TASK BRIEF: Please restate, exactly as written, the lines running from the beginning of the material through the line that has "1.116, 1.159, 1.185]" in it.

RECORDED DATA:
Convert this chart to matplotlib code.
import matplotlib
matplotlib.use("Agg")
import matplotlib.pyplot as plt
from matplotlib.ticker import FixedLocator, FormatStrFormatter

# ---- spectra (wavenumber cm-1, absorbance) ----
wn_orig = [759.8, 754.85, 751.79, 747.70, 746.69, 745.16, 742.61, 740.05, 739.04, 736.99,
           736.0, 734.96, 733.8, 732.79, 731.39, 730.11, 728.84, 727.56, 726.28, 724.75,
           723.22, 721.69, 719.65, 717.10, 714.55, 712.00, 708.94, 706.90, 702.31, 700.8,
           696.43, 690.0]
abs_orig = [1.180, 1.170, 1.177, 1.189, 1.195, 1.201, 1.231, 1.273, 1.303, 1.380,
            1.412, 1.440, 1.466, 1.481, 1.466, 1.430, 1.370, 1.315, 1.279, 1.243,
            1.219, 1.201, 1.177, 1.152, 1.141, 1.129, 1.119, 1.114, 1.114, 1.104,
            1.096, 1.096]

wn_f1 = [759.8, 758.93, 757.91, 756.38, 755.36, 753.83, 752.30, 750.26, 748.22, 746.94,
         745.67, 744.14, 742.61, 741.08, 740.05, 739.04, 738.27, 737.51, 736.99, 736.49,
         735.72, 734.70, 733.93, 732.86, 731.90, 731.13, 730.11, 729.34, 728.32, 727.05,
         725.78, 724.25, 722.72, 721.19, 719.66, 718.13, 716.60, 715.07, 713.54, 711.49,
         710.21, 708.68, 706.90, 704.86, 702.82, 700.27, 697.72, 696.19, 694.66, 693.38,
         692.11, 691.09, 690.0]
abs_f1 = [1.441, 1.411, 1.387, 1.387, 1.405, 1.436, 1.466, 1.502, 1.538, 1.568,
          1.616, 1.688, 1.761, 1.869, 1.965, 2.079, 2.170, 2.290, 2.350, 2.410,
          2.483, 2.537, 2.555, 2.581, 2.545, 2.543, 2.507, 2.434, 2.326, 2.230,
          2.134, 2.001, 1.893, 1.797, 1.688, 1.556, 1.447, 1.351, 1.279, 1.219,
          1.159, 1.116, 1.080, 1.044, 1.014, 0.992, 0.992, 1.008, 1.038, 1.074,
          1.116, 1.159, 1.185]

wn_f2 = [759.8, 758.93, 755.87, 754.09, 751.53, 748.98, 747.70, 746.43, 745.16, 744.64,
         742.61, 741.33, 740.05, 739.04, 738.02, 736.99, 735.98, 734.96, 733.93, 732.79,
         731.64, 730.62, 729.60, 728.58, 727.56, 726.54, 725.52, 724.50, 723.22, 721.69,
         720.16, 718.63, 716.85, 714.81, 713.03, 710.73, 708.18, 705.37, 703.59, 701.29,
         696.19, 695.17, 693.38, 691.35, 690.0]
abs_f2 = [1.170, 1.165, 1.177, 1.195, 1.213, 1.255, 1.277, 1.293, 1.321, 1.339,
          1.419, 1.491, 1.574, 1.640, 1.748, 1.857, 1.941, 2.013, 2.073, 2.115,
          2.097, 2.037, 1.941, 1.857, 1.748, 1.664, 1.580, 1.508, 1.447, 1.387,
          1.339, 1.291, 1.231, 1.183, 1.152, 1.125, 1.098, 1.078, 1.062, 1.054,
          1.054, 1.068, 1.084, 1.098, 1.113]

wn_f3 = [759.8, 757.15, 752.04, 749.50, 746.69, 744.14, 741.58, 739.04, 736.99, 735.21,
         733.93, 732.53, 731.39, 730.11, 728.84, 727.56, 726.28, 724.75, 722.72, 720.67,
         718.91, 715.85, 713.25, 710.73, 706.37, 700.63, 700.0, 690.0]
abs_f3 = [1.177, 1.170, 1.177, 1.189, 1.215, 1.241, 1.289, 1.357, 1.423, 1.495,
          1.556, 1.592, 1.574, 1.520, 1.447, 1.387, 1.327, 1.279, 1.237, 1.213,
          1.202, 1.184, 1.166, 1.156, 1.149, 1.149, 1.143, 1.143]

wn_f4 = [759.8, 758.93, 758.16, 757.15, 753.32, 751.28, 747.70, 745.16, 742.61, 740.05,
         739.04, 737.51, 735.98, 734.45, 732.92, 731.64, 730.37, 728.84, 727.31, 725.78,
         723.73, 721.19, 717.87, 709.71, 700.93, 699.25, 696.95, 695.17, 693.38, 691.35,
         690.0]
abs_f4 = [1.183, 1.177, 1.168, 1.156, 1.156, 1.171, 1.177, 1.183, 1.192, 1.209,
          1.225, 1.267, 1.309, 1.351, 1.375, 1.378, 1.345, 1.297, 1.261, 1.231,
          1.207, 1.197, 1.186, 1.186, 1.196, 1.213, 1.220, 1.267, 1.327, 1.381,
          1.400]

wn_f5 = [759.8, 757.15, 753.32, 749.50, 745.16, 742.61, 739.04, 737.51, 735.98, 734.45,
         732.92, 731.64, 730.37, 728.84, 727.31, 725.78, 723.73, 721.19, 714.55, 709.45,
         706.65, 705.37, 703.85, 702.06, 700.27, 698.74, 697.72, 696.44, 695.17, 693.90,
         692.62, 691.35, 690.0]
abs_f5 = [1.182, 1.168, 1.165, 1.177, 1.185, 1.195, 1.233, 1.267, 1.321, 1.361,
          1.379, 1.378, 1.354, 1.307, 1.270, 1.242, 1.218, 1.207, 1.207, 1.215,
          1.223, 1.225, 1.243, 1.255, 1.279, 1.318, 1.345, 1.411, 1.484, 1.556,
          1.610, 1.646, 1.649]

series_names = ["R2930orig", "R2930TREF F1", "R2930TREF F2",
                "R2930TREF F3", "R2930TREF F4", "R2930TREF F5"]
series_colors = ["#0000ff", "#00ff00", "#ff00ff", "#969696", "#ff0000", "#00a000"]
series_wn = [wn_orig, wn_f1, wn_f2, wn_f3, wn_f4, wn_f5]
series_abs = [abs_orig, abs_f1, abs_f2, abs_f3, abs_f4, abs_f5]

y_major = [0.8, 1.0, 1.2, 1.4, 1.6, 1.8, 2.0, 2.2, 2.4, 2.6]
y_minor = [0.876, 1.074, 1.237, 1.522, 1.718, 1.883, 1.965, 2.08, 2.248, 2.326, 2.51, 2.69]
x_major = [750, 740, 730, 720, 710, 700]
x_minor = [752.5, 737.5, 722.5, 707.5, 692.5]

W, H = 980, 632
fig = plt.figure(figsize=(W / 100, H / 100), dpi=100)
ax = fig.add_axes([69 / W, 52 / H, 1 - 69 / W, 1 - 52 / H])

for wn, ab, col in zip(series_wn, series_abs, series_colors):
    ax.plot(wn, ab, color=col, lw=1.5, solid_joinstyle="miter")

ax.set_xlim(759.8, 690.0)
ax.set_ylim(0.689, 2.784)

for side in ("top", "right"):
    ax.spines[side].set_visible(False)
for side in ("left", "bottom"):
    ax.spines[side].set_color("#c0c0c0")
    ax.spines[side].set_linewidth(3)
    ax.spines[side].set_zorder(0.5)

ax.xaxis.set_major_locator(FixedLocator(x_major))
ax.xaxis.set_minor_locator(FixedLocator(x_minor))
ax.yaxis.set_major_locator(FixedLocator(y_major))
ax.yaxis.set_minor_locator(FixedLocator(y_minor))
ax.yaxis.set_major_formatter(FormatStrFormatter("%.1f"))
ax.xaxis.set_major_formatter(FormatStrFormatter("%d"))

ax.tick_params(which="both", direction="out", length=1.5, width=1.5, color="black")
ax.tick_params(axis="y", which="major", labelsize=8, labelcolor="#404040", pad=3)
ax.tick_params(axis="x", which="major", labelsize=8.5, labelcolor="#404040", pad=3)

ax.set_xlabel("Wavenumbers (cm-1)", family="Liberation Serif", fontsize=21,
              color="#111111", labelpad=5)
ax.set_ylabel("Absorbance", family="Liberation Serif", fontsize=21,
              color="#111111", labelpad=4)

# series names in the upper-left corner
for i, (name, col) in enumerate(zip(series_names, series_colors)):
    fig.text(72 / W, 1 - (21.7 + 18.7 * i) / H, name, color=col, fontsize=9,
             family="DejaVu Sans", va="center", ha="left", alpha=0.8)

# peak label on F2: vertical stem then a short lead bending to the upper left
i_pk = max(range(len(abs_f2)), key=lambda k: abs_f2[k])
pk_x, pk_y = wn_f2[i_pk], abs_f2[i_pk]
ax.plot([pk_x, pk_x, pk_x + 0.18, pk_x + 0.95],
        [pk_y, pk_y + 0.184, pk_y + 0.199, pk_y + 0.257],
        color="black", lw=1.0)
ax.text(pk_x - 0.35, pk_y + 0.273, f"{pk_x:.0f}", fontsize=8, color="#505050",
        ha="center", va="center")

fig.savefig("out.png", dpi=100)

OUTPUT BELOW:
Convert this chart to matplotlib code.
import matplotlib
matplotlib.use("Agg")
import matplotlib.pyplot as plt
from matplotlib.ticker import FixedLocator, FormatStrFormatter

# ---- spectra (wavenumber cm-1, absorbance) ----
wn_orig = [759.8, 754.85, 751.79, 747.70, 746.69, 745.16, 742.61, 740.05, 739.04, 736.99,
           736.0, 734.96, 733.8, 732.79, 731.39, 730.11, 728.84, 727.56, 726.28, 724.75,
           723.22, 721.69, 719.65, 717.10, 714.55, 712.00, 708.94, 706.90, 702.31, 700.8,
           696.43, 690.0]
abs_orig = [1.180, 1.170, 1.177, 1.189, 1.195, 1.201, 1.231, 1.273, 1.303, 1.380,
            1.412, 1.440, 1.466, 1.481, 1.466, 1.430, 1.370, 1.315, 1.279, 1.243,
            1.219, 1.201, 1.177, 1.152, 1.141, 1.129, 1.119, 1.114, 1.114, 1.104,
            1.096, 1.096]

wn_f1 = [759.8, 758.93, 757.91, 756.38, 755.36, 753.83, 752.30, 750.26, 748.22, 746.94,
         745.67, 744.14, 742.61, 741.08, 740.05, 739.04, 738.27, 737.51, 736.99, 736.49,
         735.72, 734.70, 733.93, 732.86, 731.90, 731.13, 730.11, 729.34, 728.32, 727.05,
         725.78, 724.25, 722.72, 721.19, 719.66, 718.13, 716.60, 715.07, 713.54, 711.49,
         710.21, 708.68, 706.90, 704.86, 702.82, 700.27, 697.72, 696.19, 694.66, 693.38,
         692.11, 691.09, 690.0]
abs_f1 = [1.441, 1.411, 1.387, 1.387, 1.405, 1.436, 1.466, 1.502, 1.538, 1.568,
          1.616, 1.688, 1.761, 1.869, 1.965, 2.079, 2.170, 2.290, 2.350, 2.410,
          2.483, 2.537, 2.555, 2.581, 2.545, 2.543, 2.507, 2.434, 2.326, 2.230,
          2.134, 2.001, 1.893, 1.797, 1.688, 1.556, 1.447, 1.351, 1.279, 1.219,
          1.159, 1.116, 1.080, 1.044, 1.014, 0.992, 0.992, 1.008, 1.038, 1.074,
          1.116, 1.159, 1.185]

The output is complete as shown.